The next step in this controversy was a meeting made special after the annual general meeting in May, 1901. One resolution was moved and debated upon, and to under stand it better the present l.b.w. law must be read, which is as follows: "The striker is out... if with any part of his person he stops the ball which in the opinion of the Umpire at the bowler's wicket shall have been pitched in a straight line from it to the striker's wicket, and would have hit it l.b.w." The resolution that was proposed was to alter this rule and substitute the following: "If with any part of his person (except the hand) which is between wicket and wicket, he intercept a ball which would hit his wicket l.b.w."
It is not necessary in these days to say much about this debate except to say that it was carried by a majority of 71, but not passed, two-thirds of the majority not having been got. But the point that was not strongly enough brought out in the debate was that no batsman could be out l.b.w. unless the part of his person hit by the ball was between wicket and wicket. In other words, if the batsman keeps his legs, which are practically the only part of his person that need be considered, clear of the wicket, he cannot be out. But this has not been sufficiently recognized; if it had been the voting would have been different. Nobody ever lived who loved the game more or has done more for it than Lord Harris, yet even he seems not to have known this. I myself in a letter to The Times of the 22nd of July, 1926, suggested that a new l.b.w. rule be drafted, but I carefully added, "it must be remembered that no batsman can be l.b.w. if he keeps his legs clear of. . .the space between wicket and wicket. "Lord Harris, in a letter to The Times of the 24th of July, 1926, called my suggestion novel "because hitherto he and others have advocated such an alteration of Law 24 as would expose the striker to the risk of l.b.w. wherever the ball pitched and whether he was in front or not." My proposal was practically the same as was brought forward in the M.C.C. debate in 1901, and it has never been formally put forward in any other shape.

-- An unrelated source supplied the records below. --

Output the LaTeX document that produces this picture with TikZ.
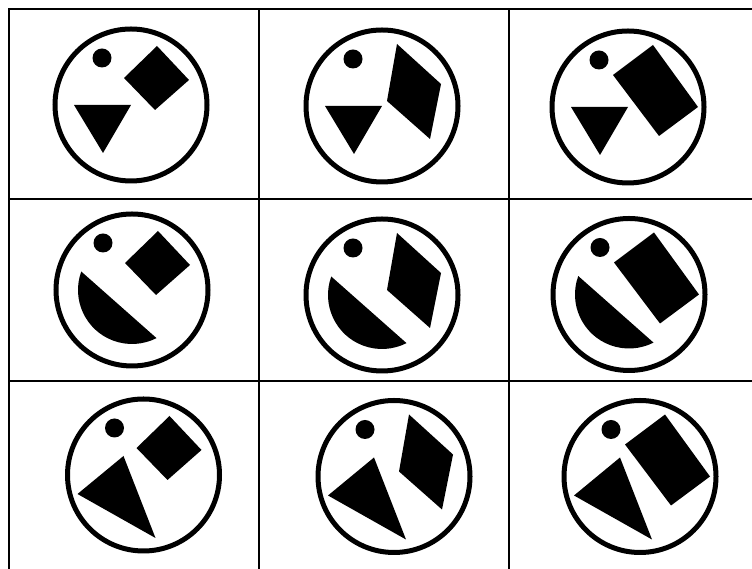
\documentclass[tikz,border=0pt]{standalone}
\usepackage{tikz}

\begin{document}
\begin{tikzpicture}[x=1pt, y=1pt,
  gridline/.style = {line width=2pt},
  ring/.style = {line width=5pt},
  blob/.style = {fill=black}
  ]
  \useasboundingbox (0,0) rectangle (752,569);

  % grid
  \draw[gridline] (9,0) -- (9,560) -- (752,560);
  \draw[gridline] (259,0) -- (259,560);
  \draw[gridline] (509,0) -- (509,560);
  \draw[gridline] (9,370) -- (752,370);
  \draw[gridline] (9,188) -- (752,188);

  % centres of the discs
  \coordinate (c11) at (131,464);
  \coordinate (c12) at (382,463);
  \coordinate (c13) at (628,462);
  \coordinate (c21) at (132,279);
  \coordinate (c22) at (382,274);
  \coordinate (c23) at (629,274.5);
  \coordinate (c31) at (143.5,94);
  \coordinate (c32) at (394,92.5);
  \coordinate (c33) at (640,92.5);

  \foreach \c in {c11,c12,c13,c21,c22,c23,c31,c32,c33} {
    \draw[ring] (\c) circle (76);
    \fill[blob, shift={(\c)}] (-29,47) circle (9.5);
  }

  % upper right: square, rhomb, oblong
  \foreach \c in {c11,c21,c31}
    \fill[blob, shift={(\c)}] (26,59) -- (58,25) -- (24,-5) -- (-7,27) -- cycle;
  \foreach \c in {c12,c22,c32}
    \fill[blob, shift={(\c)}] (15,62) -- (59,22) -- (48,-33) -- (5,5) -- cycle;
  \foreach \c in {c13,c23,c33}
    \fill[blob, shift={(\c)}] (25,62) -- (70,0) -- (31,-29) -- (-15,32) -- cycle;

  % lower left: small triangle, segment, big triangle
  \foreach \c in {c11,c12,c13}
    \fill[blob, shift={(\c)}] (-57,0) -- (0,0) -- (-28,-48) -- cycle;
  \foreach \c in {c21,c22,c23}
    \fill[blob, shift={(\c)}] (160:54) arc[start angle=160, end angle=297, radius=54] -- cycle;
  \foreach \c in {c31,c32,c33}
    \fill[blob, shift={(\c)}] (-20,19) -- (-66,-19) -- (12,-63) -- cycle;
\end{tikzpicture}
\end{document}
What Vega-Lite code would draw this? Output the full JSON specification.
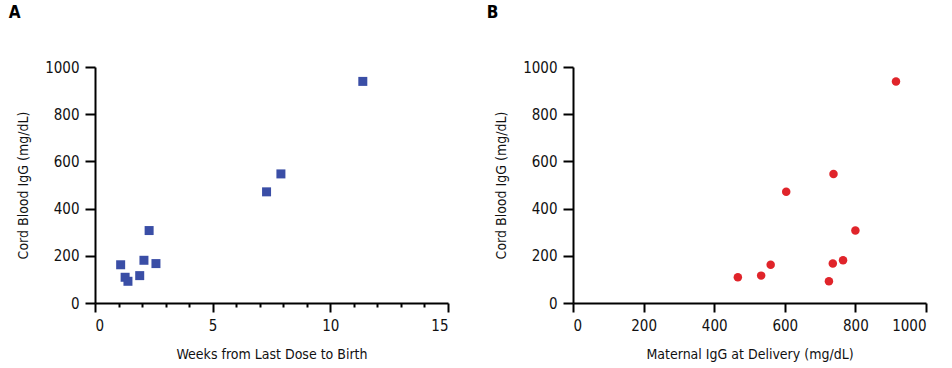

Reviewing all these facts it will be seen that more than forty years ago the proceedings at the first meeting of the County Cricket in 1887 show us that great dissatisfaction was felt, and at a special meeting of the same body in 1888 a motion in favour of an alteration in the l.b.w. law was carried by eleven votes to three, the effect of which was that a batsman should be out l.b.w. "if with any part of his person, being in the straight line from wicket to wicket he stops a ball which in the opinion of the umpire would have hit the wicket." The very strongly worded resolution of the M.C.C. Sub-Committee was also passed in the same year, but nothing whatever was done, and then came the full dress debate in 1901, and though; there was a majority in favour of changing the law, still nothing was done.
It might be said by some that no change was necessary because l.b.w. cases were not numerous and drawn matches were not common in those days. In 1890, for instance, l.b.w. cases were nothing like so numerous as they are nowaday. Admitting this, surely the fact that the percentage of cases of l.b.w. having risen from 1 in 17 in 1890 to 1 in 8 in 1926 and 1 in 9 in 1927 is more than enough to justify a change in opinion as well as an alteration of the law. In seven weeks in 1927, out of one hundred and twelve matches played on dry easy wickets, forty-two were drawn simply because of the gigantic scoring. Do cricketers really think that such a state of things is satisfactory? Has not the time come for the "stronger measures" alluded to in the last paragraph of the report of the M.C.C. Committee of 1888?